The Scrolls of Nef, or the Fascism of Piety
The Scrolls of Nef, by Gary Glickman, Hand to Hand Publishing
There are more than enough story levels in The Scrolls of Nef to satisfy what I imagine will be many years of masters' theses and dissertations. Describing the novel by any one theme above the others means to risk casting the others into shadow, and overlooking the impressive multi-vision. But I suspect one of the themes most talked-about in this third novel by Gary Glickman, (half of the music-writing duo, The DreamBrothers) will be the theme of monotheist fundamentalism's murderous rigidity: any group that claims a monopoly on Truth ensures becoming what it claims to hate. Hate in the name of love; violence in the name of peace; distortion and lies in the name of purity. Like the string in a necklace, that theme of fundamentalist decadence organizes the novel through all its many narrative levels.
At the most concrete plot level, the peaceable kingdom of Ruhal is invaded by an Imperialistic Empire spreading its fundamentalist monotheist Religion, throughout what might be Medieval Europe. The Godlians, as the invaders call themselves, see themselves as liberators of the natives from the darkness and wickedness of their more pacifist, tolerant, polytheistic, Gaia-honoring traditions. If such a theme sounds familiar and timely for the beginning of the 21st century, it surely is—although as Tolkien reminded us, archetypal resonance is not allegory. However the 21st century will eventually unfold, the novel unfolds and resolves according to the archetypal story of how a peaceable kingdom responds to Imperial invasion.
We readers experience the Godlians mostly through the double viewpoint of two royal brothers, the exiled princes of the invaded kingdom. It is the split vision of the two oppositional brothers that defines the structure of the story. Looked at simply, the two brothers hold opposite and incomplete masculine energies, and must eventually integrate their different strengths to overcome their oppressors. Though separated on two continents by a vast ocean, the brothers have parallel and convergent educations: each brother finds a mentor; each must learn to see through his different princely arrogance; each finds his missing soul-pieces, and by doing so, becomes a hero.
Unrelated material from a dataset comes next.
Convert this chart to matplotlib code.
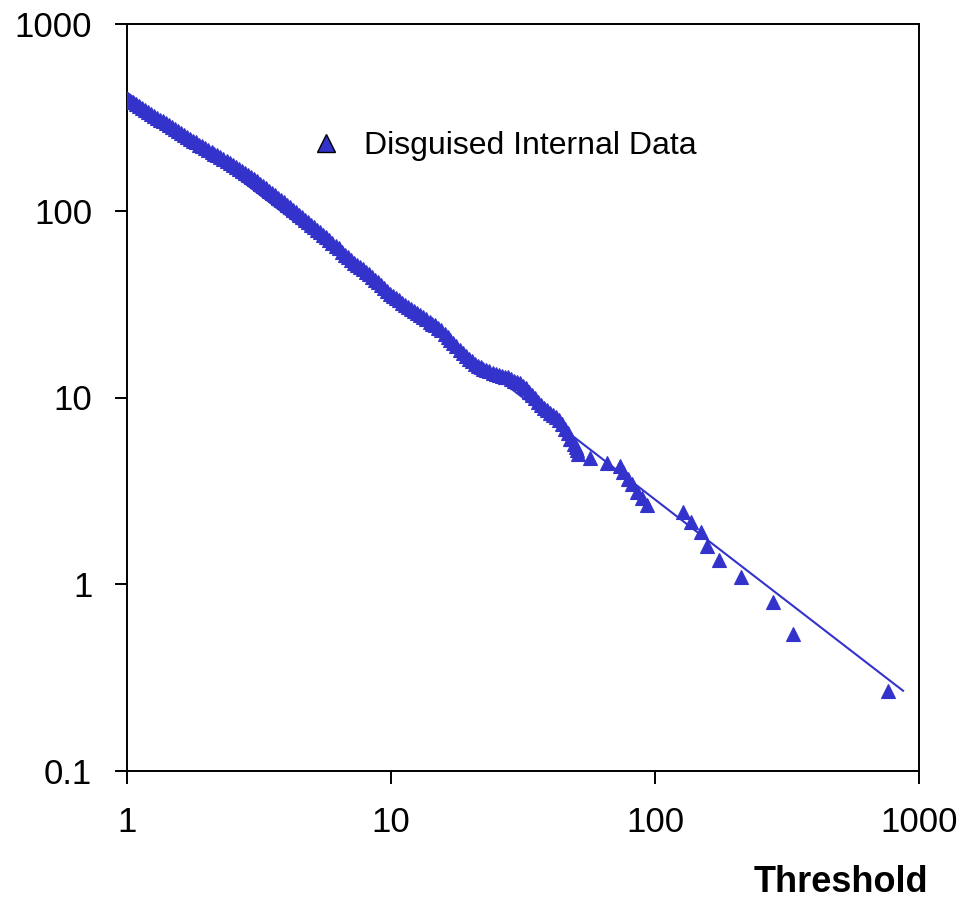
"""Log-log exceedance plot: disguised internal data vs threshold, with power-law line."""

import matplotlib
matplotlib.use("Agg")
import matplotlib.pyplot as plt
import matplotlib.ticker as ticker
from matplotlib.lines import Line2D

plt.rcParams["font.family"] = ["Liberation Sans", "DejaVu Sans"]

BLUE = "#3333CC"

# dense part of the data
band_x = [1.00, 1.05, 1.11, 1.17, 1.23, 1.30, 1.37, 1.44, 1.52, 1.60, 1.69, 1.78,
          1.88, 1.98, 2.09, 2.20, 2.32, 2.45, 2.58, 2.72, 2.87, 3.02, 3.19, 3.36,
          3.54, 3.73, 3.93, 4.15, 4.37, 4.61, 4.86, 5.12, 5.40, 5.69, 6.00, 6.33,
          6.67, 7.03, 7.41, 7.81, 8.24, 8.68, 9.15, 9.65, 10.2, 10.7, 11.3, 11.9,
          12.6, 13.2, 14.0, 14.7, 15.5, 16.4, 17.2, 18.2, 19.2, 20.2, 21.3, 22.4,
          23.6, 24.9, 26.3, 27.7, 29.2, 30.8, 32.4, 34.2, 36.0, 38.0, 40.0, 42.2,
          44.5, 46.9, 47.5, 49.4, 50.0, 50.6, 51.1]
band_y = [396, 380, 362, 346, 331, 315, 301, 288, 274, 262, 249, 237.5,
          226, 216, 206.5, 198, 189, 180, 172, 164, 156, 148, 139.4, 131.7,
          124.3, 117.4, 110.9, 104.5, 98.3, 92.2, 86.6, 81.5, 76.9, 72.3, 67.5, 62.8,
          58.3, 54.2, 51.3, 48.5, 45.8, 42.8, 39.9, 37.1, 34.8, 33.1, 31.3, 29.8,
          28.2, 27.0, 25.5, 24.3, 22.9, 21.0, 19.6, 18.0, 16.7, 15.6, 14.8, 14.2,
          13.8, 13.4, 13.1, 12.8, 12.3, 11.9, 11.2, 10.3, 9.5, 8.82, 8.26, 7.91,
          7.21, 6.42, 6.0, 5.62, 5.4, 5.24, 4.98]

# more readings in between along the same band
band2_x = [1.025, 1.08, 1.14, 1.20, 1.265, 1.335, 1.405, 1.48, 1.56, 1.645, 1.735,
           1.83, 1.93, 2.035, 2.145, 2.26, 2.385, 2.515, 2.65, 2.795, 2.945, 3.105,
           3.275, 3.45, 3.635, 3.83, 4.04, 4.26, 4.49, 4.735, 4.99, 5.26, 5.545,
           5.845, 6.165, 6.50, 6.85, 7.22, 7.61, 8.02, 8.46, 8.91, 9.40, 9.92,
           10.45, 11.0, 11.6, 12.25, 12.9, 13.6, 14.35, 15.1, 15.95, 16.8, 17.7,
           18.7, 19.7, 20.75, 21.85, 23.0, 24.25, 25.6, 27.0, 28.45, 30.0, 31.6,
           33.3, 35.1, 37.0, 39.0, 41.1, 43.3, 45.7, 48.2]
band2_y = [388, 371, 354, 338, 323, 308, 294.5, 281, 268, 255.5, 243,
           232, 221, 211, 202, 193.5, 184.5, 176, 168, 160, 152, 143.6,
           135.5, 128, 120.8, 114.1, 107.7, 101.4, 95.2, 89.4, 84, 79.2, 74.6,
           69.9, 65.1, 60.5, 56.2, 52.7, 49.9, 47.1, 44.3, 41.3, 38.5, 35.9,
           33.9, 32.2, 30.5, 29.0, 27.6, 26.2, 24.9, 23.6, 21.9, 20.3, 18.8,
           17.3, 16.1, 15.2, 14.5, 14.0, 13.6, 13.25, 12.95, 12.55, 12.1, 11.55,
           10.75, 9.9, 9.15, 8.54, 8.08, 7.56, 6.8, 6.0]

# sparse tail
tail_x = [56.7, 65.8, 73.7, 75.5, 79.0, 82.0, 85.5, 89.0, 93.0,
          128, 137, 149, 157, 175, 212, 280, 333, 763]
tail_y = [4.74, 4.46, 4.30, 4.0, 3.66, 3.44, 3.12, 2.90, 2.66,
          2.44, 2.15, 1.90, 1.60, 1.35, 1.09, 0.80, 0.54, 0.268]

# fitted power-law line (end points)
fit_x = [1, 870]
fit_y = [430, 0.269]

x_ticks = [1, 10, 100, 1000]
y_ticks = [0.1, 1, 10, 100, 1000]

fig = plt.figure(figsize=(9.62, 9.0), dpi=100)
ax = fig.add_axes([127/962, 129/900, 792/962, 747/900])

all_x = band_x + band2_x + tail_x
all_y = band_y + band2_y + tail_y
ax.plot(all_x, all_y, ls="none", marker="^", ms=10.5, mfc=BLUE, mec=BLUE,
        mew=0.8, zorder=3)
ax.plot(fit_x, fit_y, color=BLUE, lw=1.5, zorder=4)

ax.set_xscale("log"); ax.set_yscale("log")
ax.set_xlim(1, 1000); ax.set_ylim(0.1, 1000)
ax.set_xticks(x_ticks); ax.set_yticks(y_ticks)
fmt = ticker.FuncFormatter(lambda v, p: f"{v:g}")
ax.xaxis.set_major_formatter(fmt); ax.yaxis.set_major_formatter(fmt)
ax.xaxis.set_minor_locator(ticker.NullLocator())
ax.yaxis.set_minor_locator(ticker.NullLocator())
ax.tick_params(direction="out", length=9, width=1.4, labelsize=25, pad=16,
               colors="black")
for sp in ax.spines.values():
    sp.set_linewidth(1.4); sp.set_color("black")

hand = [Line2D([0], [0], ls="none", marker="^", ms=13, mfc=BLUE, mec="black",
               mew=1.0)]
ax.legend(handles=hand, labels=["Disguised Internal Data"], loc="center left",
          bbox_to_anchor=(0.207, 0.837), frameon=False, fontsize=23,
          handletextpad=0.6, borderpad=0, handlelength=1.2)

fig.text(928/962, 1 - 892/900, "Threshold", ha="right", va="baseline",
         fontsize=26, fontweight="bold")

fig.savefig("out.png", dpi=100)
Soul searching, or "soul-reading" is in fact another unifying theme. The macho older brother, gently pressing his beloved's chest, sees images of her future, and though he is alarmed, she tells him he is simply "soul-reading." The younger, intellectual brother apprentices himself to his scholarly great-uncle, royal translator of the ancient scrolls of Nef, in order to "wake up" his soul. Soul-reading, according to great uncle Mordec, means "aligning with the living soul of the planet, and becoming fluent, therefore, in reading people."
And so, toward soul-reading, the brothers follow their seemingly-disparate destinies that we readers can see are really mirrors of each other. Talland, the crown prince, is at first easily seduced by the story of marrying the Godlian Questioner's daughter. That choice is narrowly and disastrously avoided; gravely wounded, Talland is brought to recover at the mountain-top abbey of a rag-tag bunch of eccentric healers that the villagers understandably think of as witches. Orland, the younger prince, hides out with his great-uncle, or with the refugees of the Old City, from whom he learns authenticity, sex, empathy. But he must eventually flee the decadent city of his mother's birth with the ancient scrolls of his uncle's translations, carriers of the old wisdom, which the Godlians wish to destroy. Talland's ten year task is to unite his country's rustic partisans. Orland must voyage through the heart of the Godlian empire, to find a haven for the scrolls, and for his crew of refugees.
So what kind of story is this, that constantly flirts with everyday magic but asks no structural indulgence from fantasy; that flirts with gender-reversals and illusions ("Orland" sounds suspiciously like Virginia Woolf's gender-transforming "Orlando") but recognizes the rigidities of real gender-polarized human culture? There is an epic sweep that pays homage to Tolkien (what modern epic does not?) but also a play of domestic manners, interior psychology and the artificial limitations of gender that owe to Jane Austen, Ursula LeGuin or indeed Virginia Woolf. Doesn't that spectrum from Tolkien to Woolf sound double-gendered, the heroic masculine and the containing, interior feminine?
The vision of the world revealed by The Scrolls of Nef does seem double-gendered, which is one level of the characters' struggles. The resolution of the epic sweep is an integration of warrior and teacher, priest and singer, masculine and feminine, political and personal—an old fashioned comedy resolution (the lovers marry; the brothers share the rule; the kingdom is liberated; the wisdom is saved) in the larger context of whole lifetimes passing, and all of our small personal stories folding together, mostly unnoticed, into what the victorious call history.